Il giudicante sarà dunque incaricato di valutare l’indipendenza e la maturità del giudizio espresso dal minore e attribuirgli il giusto peso nella determinazione del suo superiore interesse. Ciò comporterà la necessità per il giudice di procedere a ulteriori accertamenti quando risulti dubbia l’effettiva corrispondenza del volere espresso con il reale interesse del bambino.

Questo aspetto, di fondamentale importanza, è stato chiarito qualche anno fa dalla Corte Europea dei diritti dell’Uomo, con la celebre sentenza del 13 luglio 2010, Elsholz c. Germania in cui la Corte ha censurato la decisione dell’Autorità nazionale tedesca che aveva negato il diritto del padre ad intrattenere regolari frequentazioni con il figlio, sulla scorta della mera volontà espressa da quest’ultimo e senza disporre alcuna delle ulteriori indagini richieste ripetutamente dal padre al fine di valutarne l’effettiva corrispondenza del volere espresso dal bambino al superiore interesse dello stesso.

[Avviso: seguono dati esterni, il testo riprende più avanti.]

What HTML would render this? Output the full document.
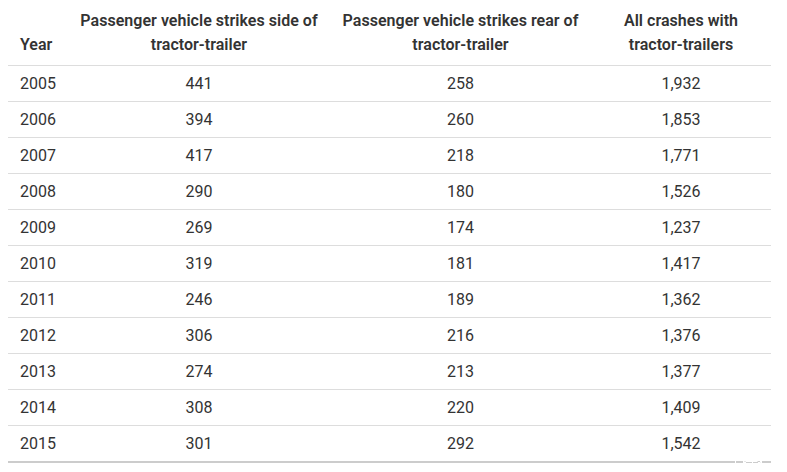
<!DOCTYPE html>
<html><head><meta charset="utf-8">
<style>
html,body{margin:0;padding:0;background:#fff;}
body{padding:0 8px;font-family:Roboto,"Liberation Sans",Arial,sans-serif;font-size:16px;color:#333;}
table{border-collapse:collapse;table-layout:fixed;width:763px;}
th,td{padding:0 12px;line-height:24px;}
th{white-space:nowrap;font-weight:600;letter-spacing:0.031px;vertical-align:bottom;color:#333;text-align:center;padding-top:9px;padding-bottom:8px;border-bottom:1px solid #ddd;}
td{text-align:center;height:35px;padding-top:0;padding-bottom:0;border-bottom:1px solid #ddd;}
th:first-child,td:first-child{text-align:left;}
tr:last-child td{border-bottom:2px solid #ccc;}
th:nth-child(3),td:nth-child(3){padding-left:11.5px;padding-right:12.5px;}
.wrap{position:relative;width:763px;}
.wm{position:absolute;background:#fff;}
</style></head><body>
<div class="wrap"><table>
<colgroup><col style="width:59px"><col style="width:264px"><col style="width:260px"><col style="width:180px"></colgroup>
<thead><tr><th>Year</th><th>Passenger vehicle strikes side of<br>tractor-trailer</th><th>Passenger vehicle strikes rear of<br>tractor-trailer</th><th>All crashes with<br>tractor-trailers</th></tr></thead>
<tbody>
<tr><td>2005</td><td>441</td><td>258</td><td>1,932</td></tr>
<tr><td>2006</td><td>394</td><td>260</td><td>1,853</td></tr>
<tr><td>2007</td><td>417</td><td>218</td><td>1,771</td></tr>
<tr><td>2008</td><td>290</td><td>180</td><td>1,526</td></tr>
<tr><td>2009</td><td>269</td><td>174</td><td>1,237</td></tr>
<tr><td>2010</td><td>319</td><td>181</td><td>1,417</td></tr>
<tr><td>2011</td><td>246</td><td>189</td><td>1,362</td></tr>
<tr><td>2012</td><td>306</td><td>216</td><td>1,376</td></tr>
<tr><td>2013</td><td>274</td><td>213</td><td>1,377</td></tr>
<tr><td>2014</td><td>308</td><td>220</td><td>1,409</td></tr>
<tr><td>2015</td><td>301</td><td>292</td><td>1,542</td></tr>
</tbody></table>
<div class="wm" style="left:727px;top:461px;width:1px;height:2px"></div>
<div class="wm" style="left:735px;top:461px;width:1px;height:2px"></div>
<div class="wm" style="left:736px;top:461px;width:2px;height:1px;opacity:0.55"></div>
<div class="wm" style="left:736px;top:462px;width:2px;height:1px"></div>
<div class="wm" style="left:738px;top:461px;width:11px;height:1px"></div>
<div class="wm" style="left:749px;top:461px;width:1px;height:1px;opacity:0.5"></div>
<div class="wm" style="left:744px;top:462px;width:1px;height:1px"></div>
<div class="wm" style="left:750px;top:462px;width:2px;height:1px"></div>
<div class="wm" style="left:752px;top:461px;width:1px;height:1px"></div>
<div class="wm" style="left:752px;top:462px;width:1px;height:1px;opacity:0.75"></div>
<div class="wm" style="left:753px;top:461px;width:1px;height:2px"></div>
</div>
</body></html>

In quali modi si procede all’ascolto del minore?

Le normative internazionali in materia lasciano liberi i giudici nel determinare i mezzi e le modalità attraverso cui procedere all’audizione del minore, tra quelli messi a disposizione tanto dal loro diritto nazionale quanto, in ambito europeo, dal regolamento n°1206/2001.

Qualora, poi, si debba procedere all’ascolto di bambini in tenera età, la Commissione delle Nazioni Unite sui diritti del fanciullo suggerisce l’utilizzo privilegiato di forme di comunicazione non verbali, quali il gioco, il linguaggio del corpo, le espressioni facciali, il disegno, la pittura.